Tensions Had Been Building
In April, Dutch Deputy Prime Minister and Minister of Asylum and Migration Bart van den Brink, of the Christian Democratic Appeal (CDA), warned that the country lacked about 4,500 places to accommodate migrants. He called on local authorities to help. The mayor of Wijdemeren, Mark Verheijen, of the opposition People’s Party for Freedom and Democracy (VVD), accepted the request.
After the protests began, Verheijen accused demonstrators of undermining a free society. He stressed that many of those taking part were not local residents, but nationalists and supporters of the far right. He also said he had decided on his own initiative, not under pressure from protesters, to reduce the number of migrants in the village from 110 to 70.
“I think we all have to set an example”, Van den Brink said in early May, referring to the government’s announcement. “That’s why I expect everyone – politicians and society – to calm the situation down and not add fuel to the fire”, he added, stressing that society should condemn those who violently oppose the arrival of asylum seekers.

Protests Elsewhere
Events in Loosdrecht have pushed immigration back onto the national agenda after a long lull. But the village is not the only place in the Netherlands where opponents of immigration have clashed with the government’s current course in recent weeks.
On 6 May, protesters blocked the A59 motorway for half an hour near the site of a planned center for young refugees on an industrial estate close to Den Bosch. About 100 demonstrators gathered at the Waalwijk exit with banners and lit torches. Police eventually intervened and arrested two people at the scene.
Smaller anti-immigration protests have taken place in IJsselstein, Apeldoorn, Aalsmeer, ’s-Hertogenbosch and Nieuw-Lekkerland, affecting most of the country’s provinces.
The well-known Dutch singer and presenter Gerard Joling, referring to the growing revolt against migrant centers across the Netherlands, declared: “Next year we will basically have a kind of civil war.” The country, he said, was being taken over by foreigners because of the left.
Although Joling has long criticized migration policy, he is not seen in the Netherlands as a representative of the far right. He has not taken part in any protests himself, peaceful or violent, although in late April he said he would join a demonstration if a migrant detention center were planned in his home village.
The Tables Have Turned
Geert Wilders, founder and chairman of the Party for Freedom (PVV), is regarded as the most anti-immigration politician in the Netherlands. He has been a member of the lower house of the Dutch parliament since 1998.
His party won the November 2023 parliamentary elections, taking 37 of the 150 seats. Wilders needed coalition partners to form a government, but they refused to accept him as prime minister. The PVV instead formed a coalition with three other parties, including the VVD, which counts Wijdemeren Mayor Mark Verheijen among its members, as well as NATO Secretary General Mark Rutte.
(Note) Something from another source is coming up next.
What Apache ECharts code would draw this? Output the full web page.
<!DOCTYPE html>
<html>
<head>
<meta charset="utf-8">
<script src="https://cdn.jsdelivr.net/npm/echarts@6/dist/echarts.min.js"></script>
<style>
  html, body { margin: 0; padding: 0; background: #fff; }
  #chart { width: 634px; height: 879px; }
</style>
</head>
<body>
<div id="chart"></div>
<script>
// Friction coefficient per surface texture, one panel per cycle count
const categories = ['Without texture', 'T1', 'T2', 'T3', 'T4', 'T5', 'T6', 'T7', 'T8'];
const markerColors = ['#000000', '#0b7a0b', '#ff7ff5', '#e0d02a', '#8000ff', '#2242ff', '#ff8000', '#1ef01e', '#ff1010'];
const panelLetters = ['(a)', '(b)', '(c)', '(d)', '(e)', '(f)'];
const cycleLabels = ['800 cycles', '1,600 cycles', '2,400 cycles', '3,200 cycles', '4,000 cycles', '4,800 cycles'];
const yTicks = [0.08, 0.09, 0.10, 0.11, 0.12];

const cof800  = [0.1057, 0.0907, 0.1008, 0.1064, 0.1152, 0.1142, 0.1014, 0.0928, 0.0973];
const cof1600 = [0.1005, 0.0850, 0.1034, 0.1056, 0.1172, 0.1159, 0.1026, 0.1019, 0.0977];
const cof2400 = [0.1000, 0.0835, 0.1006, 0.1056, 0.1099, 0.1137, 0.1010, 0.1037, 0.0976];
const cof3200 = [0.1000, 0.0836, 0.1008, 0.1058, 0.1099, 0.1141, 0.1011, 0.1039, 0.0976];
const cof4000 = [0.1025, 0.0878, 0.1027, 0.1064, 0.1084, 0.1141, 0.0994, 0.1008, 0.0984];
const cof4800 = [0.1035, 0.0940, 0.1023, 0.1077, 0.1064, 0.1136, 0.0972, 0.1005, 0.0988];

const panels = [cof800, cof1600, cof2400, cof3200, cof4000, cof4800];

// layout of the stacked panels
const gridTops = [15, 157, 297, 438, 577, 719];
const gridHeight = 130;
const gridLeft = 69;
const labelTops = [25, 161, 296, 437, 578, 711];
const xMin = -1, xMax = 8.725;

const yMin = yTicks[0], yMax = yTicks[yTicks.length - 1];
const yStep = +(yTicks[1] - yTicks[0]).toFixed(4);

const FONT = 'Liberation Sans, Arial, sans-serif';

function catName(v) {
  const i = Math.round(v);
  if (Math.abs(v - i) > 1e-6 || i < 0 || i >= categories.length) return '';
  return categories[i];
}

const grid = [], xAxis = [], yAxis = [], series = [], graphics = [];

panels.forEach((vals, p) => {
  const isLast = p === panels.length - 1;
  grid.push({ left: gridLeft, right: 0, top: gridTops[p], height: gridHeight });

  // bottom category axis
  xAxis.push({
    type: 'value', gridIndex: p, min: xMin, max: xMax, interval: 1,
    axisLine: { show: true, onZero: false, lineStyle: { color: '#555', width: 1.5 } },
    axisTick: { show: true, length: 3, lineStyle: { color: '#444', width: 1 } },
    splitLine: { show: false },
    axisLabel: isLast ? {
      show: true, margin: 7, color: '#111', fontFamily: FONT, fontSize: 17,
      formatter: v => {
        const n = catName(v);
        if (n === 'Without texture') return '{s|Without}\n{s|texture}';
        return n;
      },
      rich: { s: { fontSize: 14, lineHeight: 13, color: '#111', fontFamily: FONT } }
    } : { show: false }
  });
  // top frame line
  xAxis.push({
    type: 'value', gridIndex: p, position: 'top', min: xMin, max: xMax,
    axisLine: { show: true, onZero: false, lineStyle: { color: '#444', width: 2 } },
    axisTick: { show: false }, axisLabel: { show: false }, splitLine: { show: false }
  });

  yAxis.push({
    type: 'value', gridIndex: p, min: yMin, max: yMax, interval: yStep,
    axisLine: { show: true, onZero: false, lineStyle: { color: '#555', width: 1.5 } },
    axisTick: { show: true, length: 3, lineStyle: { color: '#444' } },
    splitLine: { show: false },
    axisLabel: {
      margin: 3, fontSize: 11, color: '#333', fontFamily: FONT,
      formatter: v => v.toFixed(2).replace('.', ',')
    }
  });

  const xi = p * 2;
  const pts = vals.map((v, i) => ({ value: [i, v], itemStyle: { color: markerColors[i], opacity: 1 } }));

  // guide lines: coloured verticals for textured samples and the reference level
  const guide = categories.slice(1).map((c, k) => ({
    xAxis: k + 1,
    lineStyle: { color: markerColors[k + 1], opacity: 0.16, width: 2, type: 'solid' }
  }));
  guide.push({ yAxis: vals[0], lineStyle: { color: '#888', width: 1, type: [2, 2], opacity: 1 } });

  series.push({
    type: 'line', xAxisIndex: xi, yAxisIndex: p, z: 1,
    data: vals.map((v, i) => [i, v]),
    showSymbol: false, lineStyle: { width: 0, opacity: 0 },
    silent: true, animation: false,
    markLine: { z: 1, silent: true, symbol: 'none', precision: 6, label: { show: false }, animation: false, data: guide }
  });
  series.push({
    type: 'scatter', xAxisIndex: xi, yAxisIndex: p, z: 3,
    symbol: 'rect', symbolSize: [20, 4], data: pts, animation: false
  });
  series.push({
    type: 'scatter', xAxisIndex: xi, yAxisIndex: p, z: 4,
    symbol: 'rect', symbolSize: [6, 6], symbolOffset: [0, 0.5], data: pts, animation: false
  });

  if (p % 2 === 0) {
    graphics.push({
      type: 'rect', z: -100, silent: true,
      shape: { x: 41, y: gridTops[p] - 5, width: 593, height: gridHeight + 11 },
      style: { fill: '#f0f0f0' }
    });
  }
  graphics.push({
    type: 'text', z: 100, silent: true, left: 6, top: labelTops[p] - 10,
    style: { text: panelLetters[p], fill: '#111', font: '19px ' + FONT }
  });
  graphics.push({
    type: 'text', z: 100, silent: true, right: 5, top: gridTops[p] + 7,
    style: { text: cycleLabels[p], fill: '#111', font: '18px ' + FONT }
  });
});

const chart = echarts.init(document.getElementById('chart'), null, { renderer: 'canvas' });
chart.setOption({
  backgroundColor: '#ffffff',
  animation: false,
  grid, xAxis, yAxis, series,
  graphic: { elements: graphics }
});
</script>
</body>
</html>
The prime minister of that right-wing cabinet was Dick Schoof, an independent politician and former head of the intelligence service. At its launch, his government intended to introduce “the toughest asylum policy in the history of the Netherlands”. It pledged, for example, to sharply limit the number of asylum seekers, impose stricter rules on migrant family reunification and tighten border controls.
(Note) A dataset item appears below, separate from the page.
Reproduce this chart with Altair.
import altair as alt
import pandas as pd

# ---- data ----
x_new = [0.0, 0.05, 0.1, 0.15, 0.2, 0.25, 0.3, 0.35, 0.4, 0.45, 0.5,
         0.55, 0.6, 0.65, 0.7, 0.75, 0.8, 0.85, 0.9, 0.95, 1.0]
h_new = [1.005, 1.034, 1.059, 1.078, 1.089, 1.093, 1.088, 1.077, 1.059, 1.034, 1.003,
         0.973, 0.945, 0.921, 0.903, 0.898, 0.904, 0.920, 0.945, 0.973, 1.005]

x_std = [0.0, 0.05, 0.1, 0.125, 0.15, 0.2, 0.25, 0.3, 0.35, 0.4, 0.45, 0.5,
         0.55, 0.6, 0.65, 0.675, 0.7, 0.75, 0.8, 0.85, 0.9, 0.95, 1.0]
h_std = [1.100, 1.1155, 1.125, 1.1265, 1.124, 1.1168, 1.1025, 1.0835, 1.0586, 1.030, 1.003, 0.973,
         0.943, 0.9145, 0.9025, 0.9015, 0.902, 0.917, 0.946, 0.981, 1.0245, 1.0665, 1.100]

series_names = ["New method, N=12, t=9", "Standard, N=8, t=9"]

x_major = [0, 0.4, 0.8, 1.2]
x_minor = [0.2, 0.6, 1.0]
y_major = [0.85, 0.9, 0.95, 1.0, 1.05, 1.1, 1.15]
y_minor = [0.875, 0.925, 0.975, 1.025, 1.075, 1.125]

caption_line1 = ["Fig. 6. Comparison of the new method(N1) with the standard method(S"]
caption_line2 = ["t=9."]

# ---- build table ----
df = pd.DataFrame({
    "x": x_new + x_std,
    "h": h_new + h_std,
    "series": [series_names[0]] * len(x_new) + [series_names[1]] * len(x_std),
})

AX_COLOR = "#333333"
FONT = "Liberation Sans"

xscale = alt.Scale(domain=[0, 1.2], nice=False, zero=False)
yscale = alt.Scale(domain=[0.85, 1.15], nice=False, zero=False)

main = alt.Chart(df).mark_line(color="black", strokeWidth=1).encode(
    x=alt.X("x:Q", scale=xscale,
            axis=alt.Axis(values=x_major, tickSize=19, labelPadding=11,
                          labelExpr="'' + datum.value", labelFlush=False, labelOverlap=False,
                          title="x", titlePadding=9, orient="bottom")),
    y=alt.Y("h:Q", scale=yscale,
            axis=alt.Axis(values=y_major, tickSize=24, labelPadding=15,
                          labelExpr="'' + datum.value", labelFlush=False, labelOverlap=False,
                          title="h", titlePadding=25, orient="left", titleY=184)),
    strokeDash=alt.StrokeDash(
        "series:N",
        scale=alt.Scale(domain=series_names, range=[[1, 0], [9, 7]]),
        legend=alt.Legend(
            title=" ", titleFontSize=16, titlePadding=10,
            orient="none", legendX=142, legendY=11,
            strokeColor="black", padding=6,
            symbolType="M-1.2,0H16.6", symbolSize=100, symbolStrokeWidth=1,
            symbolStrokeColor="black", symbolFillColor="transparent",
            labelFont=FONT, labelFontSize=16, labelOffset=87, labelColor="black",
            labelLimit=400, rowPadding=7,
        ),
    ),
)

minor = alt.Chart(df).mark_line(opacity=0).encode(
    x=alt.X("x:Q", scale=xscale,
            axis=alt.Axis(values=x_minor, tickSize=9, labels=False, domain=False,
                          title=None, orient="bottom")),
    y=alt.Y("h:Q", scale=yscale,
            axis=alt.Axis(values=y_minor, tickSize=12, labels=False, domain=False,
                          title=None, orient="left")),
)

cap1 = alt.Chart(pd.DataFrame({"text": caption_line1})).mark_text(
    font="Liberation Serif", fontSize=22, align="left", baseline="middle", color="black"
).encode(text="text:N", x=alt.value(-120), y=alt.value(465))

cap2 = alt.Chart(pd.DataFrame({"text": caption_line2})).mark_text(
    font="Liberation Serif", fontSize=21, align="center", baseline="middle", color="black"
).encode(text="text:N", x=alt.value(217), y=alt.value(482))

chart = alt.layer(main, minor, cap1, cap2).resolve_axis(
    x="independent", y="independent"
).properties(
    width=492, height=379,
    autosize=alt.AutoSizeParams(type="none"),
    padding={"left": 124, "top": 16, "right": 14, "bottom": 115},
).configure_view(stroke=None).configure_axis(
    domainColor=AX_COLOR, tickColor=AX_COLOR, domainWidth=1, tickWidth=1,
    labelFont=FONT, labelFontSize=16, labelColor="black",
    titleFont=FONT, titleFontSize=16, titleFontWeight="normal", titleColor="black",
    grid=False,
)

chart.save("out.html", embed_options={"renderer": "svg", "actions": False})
But not all of the PVV’s coalition partners, especially the VVD, supported Wilders’ plans to curb immigration. That was one reason his party left the government in the summer of 2025 after disputes over how to handle the issue.
In the early elections in autumn 2025, the PVV won 26 seats, the same number as Democrats 66 (D66). D66, which finished narrowly ahead in the popular vote, eventually formed a minority government.
Rob Jetten, the head of the liberal party, became prime minister with a much more moderate stance on migration than the previous right-wing government. The new prime minister supports controlled migration rather than “zero” migration, emphasizes migrant integration and labor migration for the economy, and rejects Geert Wilders’ most radical anti-immigration proposals.